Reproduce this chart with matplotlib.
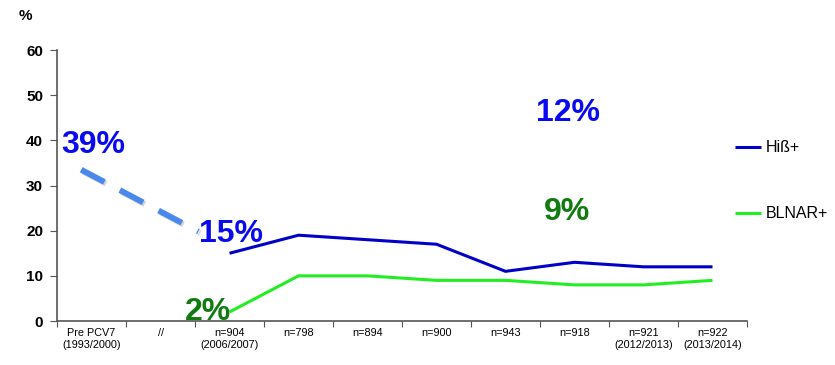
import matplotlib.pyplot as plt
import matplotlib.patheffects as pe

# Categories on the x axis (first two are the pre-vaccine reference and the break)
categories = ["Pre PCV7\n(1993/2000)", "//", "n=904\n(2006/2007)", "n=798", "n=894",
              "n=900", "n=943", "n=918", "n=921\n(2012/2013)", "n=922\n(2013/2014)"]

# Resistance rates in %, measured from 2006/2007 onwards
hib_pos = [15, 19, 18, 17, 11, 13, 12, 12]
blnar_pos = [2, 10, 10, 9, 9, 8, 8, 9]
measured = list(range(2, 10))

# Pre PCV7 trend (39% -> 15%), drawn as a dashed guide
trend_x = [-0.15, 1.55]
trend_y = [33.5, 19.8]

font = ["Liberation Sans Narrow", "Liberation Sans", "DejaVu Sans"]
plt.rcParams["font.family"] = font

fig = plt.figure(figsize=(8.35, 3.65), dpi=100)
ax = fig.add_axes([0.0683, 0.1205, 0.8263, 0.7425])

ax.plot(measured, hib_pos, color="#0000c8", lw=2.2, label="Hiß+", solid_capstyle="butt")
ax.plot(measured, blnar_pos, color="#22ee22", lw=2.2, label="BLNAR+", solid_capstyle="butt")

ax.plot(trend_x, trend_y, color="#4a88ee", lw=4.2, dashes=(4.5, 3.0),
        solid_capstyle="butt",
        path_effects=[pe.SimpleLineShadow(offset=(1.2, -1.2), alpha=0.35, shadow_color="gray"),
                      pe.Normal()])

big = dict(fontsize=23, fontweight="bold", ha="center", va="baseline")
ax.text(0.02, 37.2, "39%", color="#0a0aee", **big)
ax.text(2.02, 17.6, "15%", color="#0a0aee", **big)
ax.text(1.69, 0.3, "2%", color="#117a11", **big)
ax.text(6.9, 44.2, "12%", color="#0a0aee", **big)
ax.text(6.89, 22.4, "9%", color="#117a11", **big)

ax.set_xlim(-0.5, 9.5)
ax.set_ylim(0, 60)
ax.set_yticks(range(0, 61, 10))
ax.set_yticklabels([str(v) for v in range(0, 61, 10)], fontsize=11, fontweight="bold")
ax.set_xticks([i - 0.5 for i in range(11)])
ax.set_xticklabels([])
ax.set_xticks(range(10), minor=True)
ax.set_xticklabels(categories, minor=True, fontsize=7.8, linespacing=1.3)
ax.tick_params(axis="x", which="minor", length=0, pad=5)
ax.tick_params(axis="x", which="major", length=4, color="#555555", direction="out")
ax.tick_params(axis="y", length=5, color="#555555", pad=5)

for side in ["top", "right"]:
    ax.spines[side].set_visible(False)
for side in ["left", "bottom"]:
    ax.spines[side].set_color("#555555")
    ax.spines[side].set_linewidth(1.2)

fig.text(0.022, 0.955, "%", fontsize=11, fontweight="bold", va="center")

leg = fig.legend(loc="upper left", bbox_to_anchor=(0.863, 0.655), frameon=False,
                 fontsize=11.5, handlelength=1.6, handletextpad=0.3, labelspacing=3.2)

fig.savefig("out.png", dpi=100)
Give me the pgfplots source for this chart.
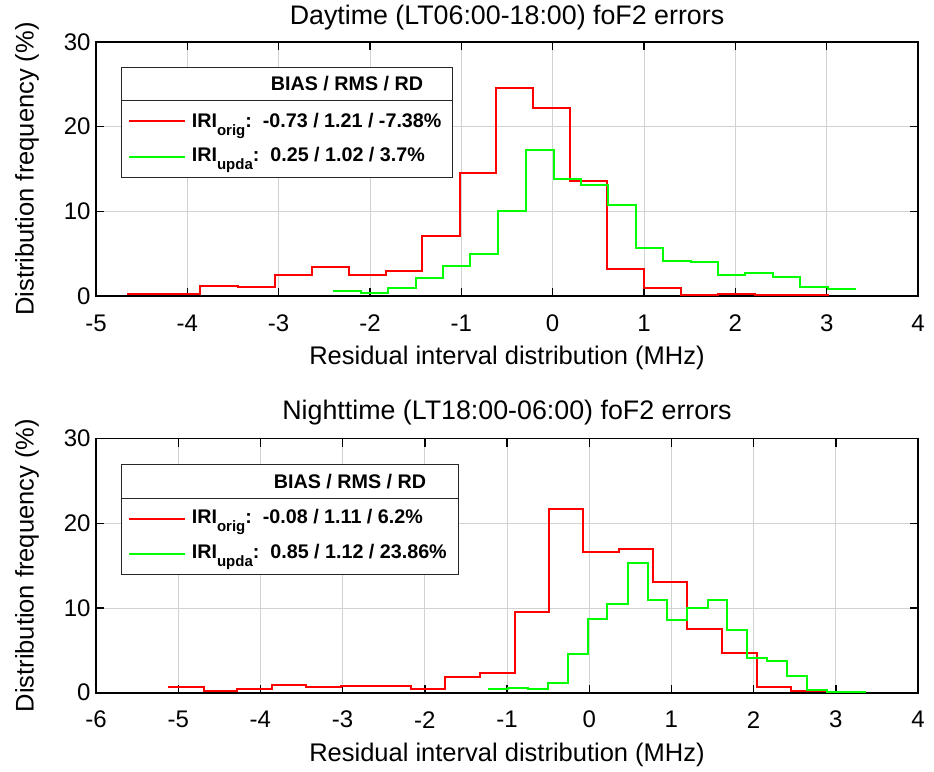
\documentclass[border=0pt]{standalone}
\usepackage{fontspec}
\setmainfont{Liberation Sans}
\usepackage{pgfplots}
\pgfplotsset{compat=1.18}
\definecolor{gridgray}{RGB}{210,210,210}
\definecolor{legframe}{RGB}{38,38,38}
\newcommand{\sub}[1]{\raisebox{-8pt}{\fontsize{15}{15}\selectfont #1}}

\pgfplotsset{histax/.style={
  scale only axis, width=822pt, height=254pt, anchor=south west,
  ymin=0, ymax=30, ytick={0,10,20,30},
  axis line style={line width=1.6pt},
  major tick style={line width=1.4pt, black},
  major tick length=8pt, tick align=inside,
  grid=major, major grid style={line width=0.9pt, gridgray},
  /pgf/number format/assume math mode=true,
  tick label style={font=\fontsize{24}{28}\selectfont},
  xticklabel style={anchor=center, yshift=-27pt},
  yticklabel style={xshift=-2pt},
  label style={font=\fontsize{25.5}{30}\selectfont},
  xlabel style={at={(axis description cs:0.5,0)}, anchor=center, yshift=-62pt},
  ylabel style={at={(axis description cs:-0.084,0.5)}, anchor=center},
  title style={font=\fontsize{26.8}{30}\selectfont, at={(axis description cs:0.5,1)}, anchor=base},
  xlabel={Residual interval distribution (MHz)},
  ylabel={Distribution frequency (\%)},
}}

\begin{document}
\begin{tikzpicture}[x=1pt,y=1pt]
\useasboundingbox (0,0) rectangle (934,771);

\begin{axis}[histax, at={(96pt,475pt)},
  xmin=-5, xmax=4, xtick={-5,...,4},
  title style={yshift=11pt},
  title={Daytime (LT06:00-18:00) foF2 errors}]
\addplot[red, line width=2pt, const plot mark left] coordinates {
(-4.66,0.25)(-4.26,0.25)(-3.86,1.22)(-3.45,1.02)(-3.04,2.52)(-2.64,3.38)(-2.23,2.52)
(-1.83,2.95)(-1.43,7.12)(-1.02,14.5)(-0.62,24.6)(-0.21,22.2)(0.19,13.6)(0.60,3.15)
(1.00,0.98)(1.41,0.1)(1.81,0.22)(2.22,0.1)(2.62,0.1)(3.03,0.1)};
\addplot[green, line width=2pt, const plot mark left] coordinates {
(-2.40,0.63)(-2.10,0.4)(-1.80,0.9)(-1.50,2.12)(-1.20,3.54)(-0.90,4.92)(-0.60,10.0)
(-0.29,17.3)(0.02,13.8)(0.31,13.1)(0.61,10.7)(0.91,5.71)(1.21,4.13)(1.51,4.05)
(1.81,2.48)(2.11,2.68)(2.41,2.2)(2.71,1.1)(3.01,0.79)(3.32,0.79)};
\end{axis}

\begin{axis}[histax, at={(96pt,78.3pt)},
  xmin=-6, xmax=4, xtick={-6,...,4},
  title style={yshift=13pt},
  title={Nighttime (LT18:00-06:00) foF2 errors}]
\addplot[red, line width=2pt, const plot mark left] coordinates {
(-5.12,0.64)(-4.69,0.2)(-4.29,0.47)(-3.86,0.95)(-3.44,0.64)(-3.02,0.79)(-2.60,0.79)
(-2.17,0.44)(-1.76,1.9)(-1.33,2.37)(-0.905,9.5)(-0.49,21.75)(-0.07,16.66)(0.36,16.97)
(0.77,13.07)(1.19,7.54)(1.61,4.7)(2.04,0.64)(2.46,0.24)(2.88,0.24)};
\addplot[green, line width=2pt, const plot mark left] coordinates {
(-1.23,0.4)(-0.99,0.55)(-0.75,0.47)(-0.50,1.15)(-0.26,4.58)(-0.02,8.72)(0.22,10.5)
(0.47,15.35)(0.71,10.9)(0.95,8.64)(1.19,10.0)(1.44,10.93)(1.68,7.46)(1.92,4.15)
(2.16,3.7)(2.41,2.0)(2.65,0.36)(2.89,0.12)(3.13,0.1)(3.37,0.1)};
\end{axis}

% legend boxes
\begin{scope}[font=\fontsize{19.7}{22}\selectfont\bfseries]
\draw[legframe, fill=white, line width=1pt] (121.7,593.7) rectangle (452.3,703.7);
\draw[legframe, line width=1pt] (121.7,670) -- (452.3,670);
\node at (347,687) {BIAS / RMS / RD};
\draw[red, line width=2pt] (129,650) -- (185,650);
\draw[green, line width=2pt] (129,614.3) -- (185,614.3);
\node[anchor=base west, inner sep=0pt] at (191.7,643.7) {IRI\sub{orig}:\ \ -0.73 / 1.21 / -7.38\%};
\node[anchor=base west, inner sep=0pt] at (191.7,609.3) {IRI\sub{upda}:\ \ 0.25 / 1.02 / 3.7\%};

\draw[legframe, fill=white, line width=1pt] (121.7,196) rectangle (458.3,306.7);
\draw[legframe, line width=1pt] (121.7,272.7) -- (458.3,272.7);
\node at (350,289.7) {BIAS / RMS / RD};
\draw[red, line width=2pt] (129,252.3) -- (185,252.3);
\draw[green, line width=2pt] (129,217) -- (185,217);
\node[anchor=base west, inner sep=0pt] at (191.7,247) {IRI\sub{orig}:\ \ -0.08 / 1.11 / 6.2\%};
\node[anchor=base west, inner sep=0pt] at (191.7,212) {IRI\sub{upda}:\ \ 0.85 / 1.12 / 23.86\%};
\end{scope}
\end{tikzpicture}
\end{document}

Problem =>
Say how many lines in the records above hold "matplotlib", and give no other text.

Reply =>
3